> _STATED EXERCISE_
Could you repeat the records below exactly, leaving out any pictures?

* * * * * * *

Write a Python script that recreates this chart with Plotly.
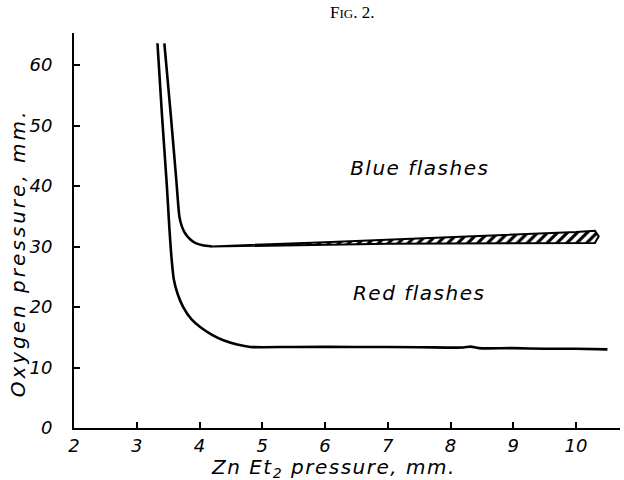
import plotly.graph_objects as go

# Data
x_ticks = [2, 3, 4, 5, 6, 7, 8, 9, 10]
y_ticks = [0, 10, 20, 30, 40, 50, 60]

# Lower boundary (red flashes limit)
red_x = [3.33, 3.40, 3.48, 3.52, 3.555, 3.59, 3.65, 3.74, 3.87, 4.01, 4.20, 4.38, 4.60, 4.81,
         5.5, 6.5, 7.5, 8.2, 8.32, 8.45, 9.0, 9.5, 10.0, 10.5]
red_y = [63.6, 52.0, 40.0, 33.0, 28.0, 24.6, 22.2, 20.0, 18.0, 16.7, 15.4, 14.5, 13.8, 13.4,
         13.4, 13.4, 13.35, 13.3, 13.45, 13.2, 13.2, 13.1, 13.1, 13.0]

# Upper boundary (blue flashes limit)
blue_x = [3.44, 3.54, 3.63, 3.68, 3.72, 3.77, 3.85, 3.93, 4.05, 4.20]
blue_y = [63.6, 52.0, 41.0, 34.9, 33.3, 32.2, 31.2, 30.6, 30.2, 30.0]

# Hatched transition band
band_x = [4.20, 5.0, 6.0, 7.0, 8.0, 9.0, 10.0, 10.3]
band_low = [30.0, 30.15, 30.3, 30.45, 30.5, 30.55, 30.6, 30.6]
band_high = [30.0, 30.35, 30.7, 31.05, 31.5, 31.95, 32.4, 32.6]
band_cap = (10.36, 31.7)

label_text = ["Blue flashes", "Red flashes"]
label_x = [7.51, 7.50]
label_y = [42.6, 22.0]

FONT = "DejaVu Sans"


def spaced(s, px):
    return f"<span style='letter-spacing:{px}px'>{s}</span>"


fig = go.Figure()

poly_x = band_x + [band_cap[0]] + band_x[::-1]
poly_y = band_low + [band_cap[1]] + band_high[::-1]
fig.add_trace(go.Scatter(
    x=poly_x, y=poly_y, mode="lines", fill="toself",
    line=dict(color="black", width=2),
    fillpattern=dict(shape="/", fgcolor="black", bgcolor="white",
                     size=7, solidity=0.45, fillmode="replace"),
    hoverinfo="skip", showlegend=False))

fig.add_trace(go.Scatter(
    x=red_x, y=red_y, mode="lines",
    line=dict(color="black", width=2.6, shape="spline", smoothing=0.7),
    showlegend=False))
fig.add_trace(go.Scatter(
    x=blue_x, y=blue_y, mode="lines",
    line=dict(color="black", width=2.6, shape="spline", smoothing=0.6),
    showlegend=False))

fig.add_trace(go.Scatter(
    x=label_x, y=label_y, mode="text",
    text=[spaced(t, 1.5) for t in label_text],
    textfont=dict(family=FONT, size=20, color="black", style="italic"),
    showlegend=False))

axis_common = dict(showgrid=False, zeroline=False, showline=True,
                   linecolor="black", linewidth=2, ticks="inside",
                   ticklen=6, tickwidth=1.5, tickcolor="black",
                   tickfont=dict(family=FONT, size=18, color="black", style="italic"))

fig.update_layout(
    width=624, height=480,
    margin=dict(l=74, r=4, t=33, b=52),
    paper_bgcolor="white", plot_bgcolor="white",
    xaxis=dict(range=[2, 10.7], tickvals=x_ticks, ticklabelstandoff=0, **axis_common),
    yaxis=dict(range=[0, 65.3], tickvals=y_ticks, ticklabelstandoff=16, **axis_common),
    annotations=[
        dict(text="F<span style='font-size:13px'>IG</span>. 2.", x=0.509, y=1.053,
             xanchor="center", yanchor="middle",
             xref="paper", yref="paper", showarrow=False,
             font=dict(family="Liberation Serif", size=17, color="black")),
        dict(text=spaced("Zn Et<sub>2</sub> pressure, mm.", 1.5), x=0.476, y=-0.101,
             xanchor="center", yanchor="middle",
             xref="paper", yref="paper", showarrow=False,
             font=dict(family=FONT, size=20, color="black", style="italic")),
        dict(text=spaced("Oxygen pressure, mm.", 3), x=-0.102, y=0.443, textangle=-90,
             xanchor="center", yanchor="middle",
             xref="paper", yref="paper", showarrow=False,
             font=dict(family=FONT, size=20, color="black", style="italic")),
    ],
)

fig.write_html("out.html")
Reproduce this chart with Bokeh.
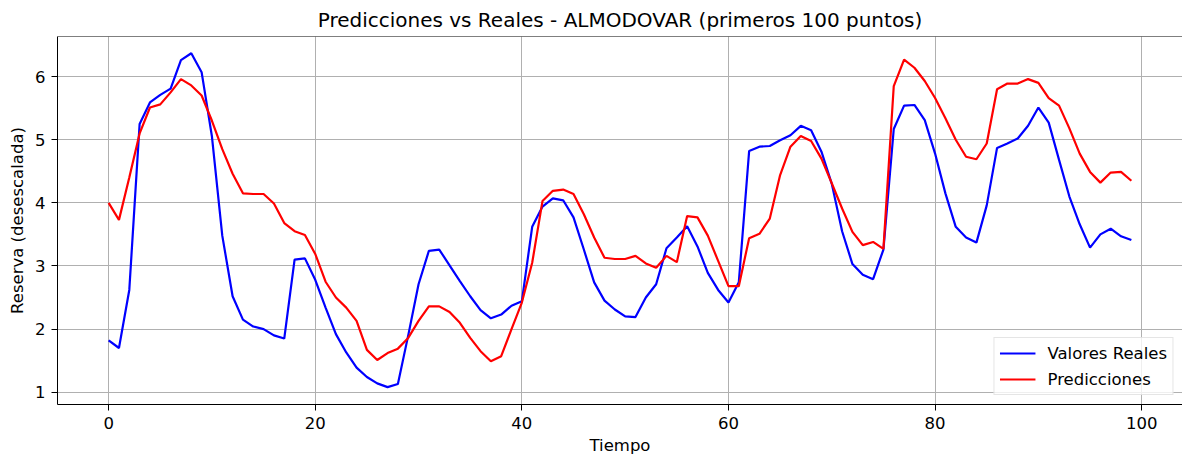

* * * * * * *

> _FULL SOLUTION_
Write a Python script that recreates this chart with Plotly.
import plotly.graph_objects as go

# Data
x_ticks = [2, 3, 4, 5, 6, 7, 8, 9, 10]
y_ticks = [0, 10, 20, 30, 40, 50, 60]

# Lower boundary (red flashes limit)
red_x = [3.33, 3.40, 3.48, 3.52, 3.555, 3.59, 3.65, 3.74, 3.87, 4.01, 4.20, 4.38, 4.60, 4.81,
         5.5, 6.5, 7.5, 8.2, 8.32, 8.45, 9.0, 9.5, 10.0, 10.5]
red_y = [63.6, 52.0, 40.0, 33.0, 28.0, 24.6, 22.2, 20.0, 18.0, 16.7, 15.4, 14.5, 13.8, 13.4,
         13.4, 13.4, 13.35, 13.3, 13.45, 13.2, 13.2, 13.1, 13.1, 13.0]

# Upper boundary (blue flashes limit)
blue_x = [3.44, 3.54, 3.63, 3.68, 3.72, 3.77, 3.85, 3.93, 4.05, 4.20]
blue_y = [63.6, 52.0, 41.0, 34.9, 33.3, 32.2, 31.2, 30.6, 30.2, 30.0]

# Hatched transition band
band_x = [4.20, 5.0, 6.0, 7.0, 8.0, 9.0, 10.0, 10.3]
band_low = [30.0, 30.15, 30.3, 30.45, 30.5, 30.55, 30.6, 30.6]
band_high = [30.0, 30.35, 30.7, 31.05, 31.5, 31.95, 32.4, 32.6]
band_cap = (10.36, 31.7)

label_text = ["Blue flashes", "Red flashes"]
label_x = [7.51, 7.50]
label_y = [42.6, 22.0]

FONT = "DejaVu Sans"


def spaced(s, px):
    return f"<span style='letter-spacing:{px}px'>{s}</span>"


fig = go.Figure()

poly_x = band_x + [band_cap[0]] + band_x[::-1]
poly_y = band_low + [band_cap[1]] + band_high[::-1]
fig.add_trace(go.Scatter(
    x=poly_x, y=poly_y, mode="lines", fill="toself",
    line=dict(color="black", width=2),
    fillpattern=dict(shape="/", fgcolor="black", bgcolor="white",
                     size=7, solidity=0.45, fillmode="replace"),
    hoverinfo="skip", showlegend=False))

fig.add_trace(go.Scatter(
    x=red_x, y=red_y, mode="lines",
    line=dict(color="black", width=2.6, shape="spline", smoothing=0.7),
    showlegend=False))
fig.add_trace(go.Scatter(
    x=blue_x, y=blue_y, mode="lines",
    line=dict(color="black", width=2.6, shape="spline", smoothing=0.6),
    showlegend=False))

fig.add_trace(go.Scatter(
    x=label_x, y=label_y, mode="text",
    text=[spaced(t, 1.5) for t in label_text],
    textfont=dict(family=FONT, size=20, color="black", style="italic"),
    showlegend=False))

axis_common = dict(showgrid=False, zeroline=False, showline=True,
                   linecolor="black", linewidth=2, ticks="inside",
                   ticklen=6, tickwidth=1.5, tickcolor="black",
                   tickfont=dict(family=FONT, size=18, color="black", style="italic"))

fig.update_layout(
    width=624, height=480,
    margin=dict(l=74, r=4, t=33, b=52),
    paper_bgcolor="white", plot_bgcolor="white",
    xaxis=dict(range=[2, 10.7], tickvals=x_ticks, ticklabelstandoff=0, **axis_common),
    yaxis=dict(range=[0, 65.3], tickvals=y_ticks, ticklabelstandoff=16, **axis_common),
    annotations=[
        dict(text="F<span style='font-size:13px'>IG</span>. 2.", x=0.509, y=1.053,
             xanchor="center", yanchor="middle",
             xref="paper", yref="paper", showarrow=False,
             font=dict(family="Liberation Serif", size=17, color="black")),
        dict(text=spaced("Zn Et<sub>2</sub> pressure, mm.", 1.5), x=0.476, y=-0.101,
             xanchor="center", yanchor="middle",
             xref="paper", yref="paper", showarrow=False,
             font=dict(family=FONT, size=20, color="black", style="italic")),
        dict(text=spaced("Oxygen pressure, mm.", 3), x=-0.102, y=0.443, textangle=-90,
             xanchor="center", yanchor="middle",
             xref="paper", yref="paper", showarrow=False,
             font=dict(family=FONT, size=20, color="black", style="italic")),
    ],
)

fig.write_html("out.html")
Reproduce this chart with Bokeh.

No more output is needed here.